Fortunately, the country’s defenses against deforestation, land degradation, and species loss in these sensitive ecosystems have been fortified by a collaborative initiative funded by the Global Environment Facility and led by the World Bank.
The goal of the project “Conservation of Coastal Watersheds in the Context of Changing Environments” was to promote the conservation of protected areas and support sustainable locally-run agroforestry through improved management of the coastal watersheds surrounding them.
The intervention was critically needed.
Without steps to counteract environmental damage, research suggested that Mexico’s coastal regions could lose 35 percent of their rainforest cover and 18 percent of their temperate forests, along with significant biodiversity.
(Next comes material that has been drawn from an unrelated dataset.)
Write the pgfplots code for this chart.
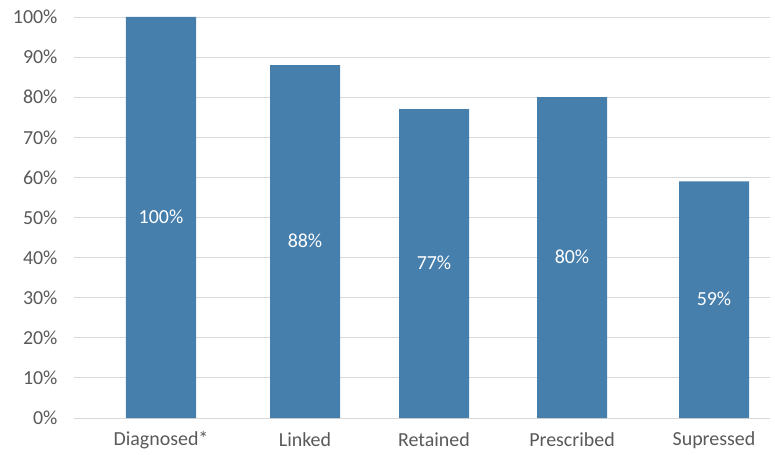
\documentclass[border=0pt]{standalone}
\usepackage{pgfplots}
\pgfplotsset{compat=1.18}
\usepackage{fontspec}
\setmainfont{Carlito}
\definecolor{barblue}{HTML}{467EAC}
\definecolor{txtgray}{HTML}{595959}
\definecolor{gridgray}{HTML}{D9D9D9}
\begin{document}
\begin{tikzpicture}
\begin{axis}[
  scale only axis,
  width=696bp, height=401bp,
  xmin=74, xmax=770,
  ymin=0, ymax=100,
  axis x line=bottom, axis y line=left,
  x axis line style={gridgray, line width=0.9pt, -},
  y axis line style={draw=none},
  ytick={0,10,...,100},
  yticklabel={\pgfmathprintnumber{\tick}\%},
  /pgf/number format/assume math mode=true,
  ymajorgrids,
  grid style={gridgray, line width=0.9pt},
  major tick length=0pt,
  xtick={161,305,434,572,714},
  xticklabels={Diagnosed*,Linked,Retained,Prescribed,Supressed},
  tick label style={text=txtgray, font=\fontsize{20}{24}\selectfont},
  yticklabel style={anchor=east, xshift=-13bp},
  xticklabel style={anchor=center, yshift=-22bp},
  clip=false,
]
\addplot[ybar, bar width=70, fill=barblue, draw=none,
  visualization depends on={rawy \as \ry},
  nodes near coords={\pgfmathprintnumber{\pgfplotspointmeta}\%},
  nodes near coords style={anchor=center, text=white, font=\fontsize{20}{24}\selectfont, /pgf/number format/assume math mode=true, yshift={-2.005*\ry}},
] coordinates {(161,100) (305,88) (434,77) (572,80) (714,59)};
\end{axis}
\useasboundingbox (-74bp,-37bp) rectangle (701bp,418bp);
\end{tikzpicture}
\end{document}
From its earliest stages, the GEF-funded initiative promoted an inclusive approach to addressing deforestation and species loss.
Three government agencies – the National Commission for Protected Areas, the National Forestry Commission, the National Institute of Ecology and Climate Change – worked closely together, from project design through to roll-out. The public-private partnership also included the privately run Mexican Fund for the Conservation of Nature.
They worked together to advance specific efforts to promote climate resilience, sustainable land use, and planet-friendly ways to earn a living, such as honey and pepper production, eco-friendly cattle ranching, and adventure tourism.
The project’s true measure of success, however, was the enormous engagement of local communities that could benefit from these changes in land use and livelihoods.
More than 16,000 coastal watershed inhabitants – 20 percent of them Indigenous – took part in workshops held over the four-year span of the project. These sessions bolstered knowledge and skills vital for resilience and, importantly, raised local understanding of the role nature plays in their community’s economic and physical well-being.
As they learned more, residents became increasingly proud of the wealth of nature in the river basins around them and committed to the project’s success. They were active participants in specific initiatives as well as the project’s monitoring work, which will feed into development of watershed action plans to inform future activities.
By every measure, the project met or exceeded its goals.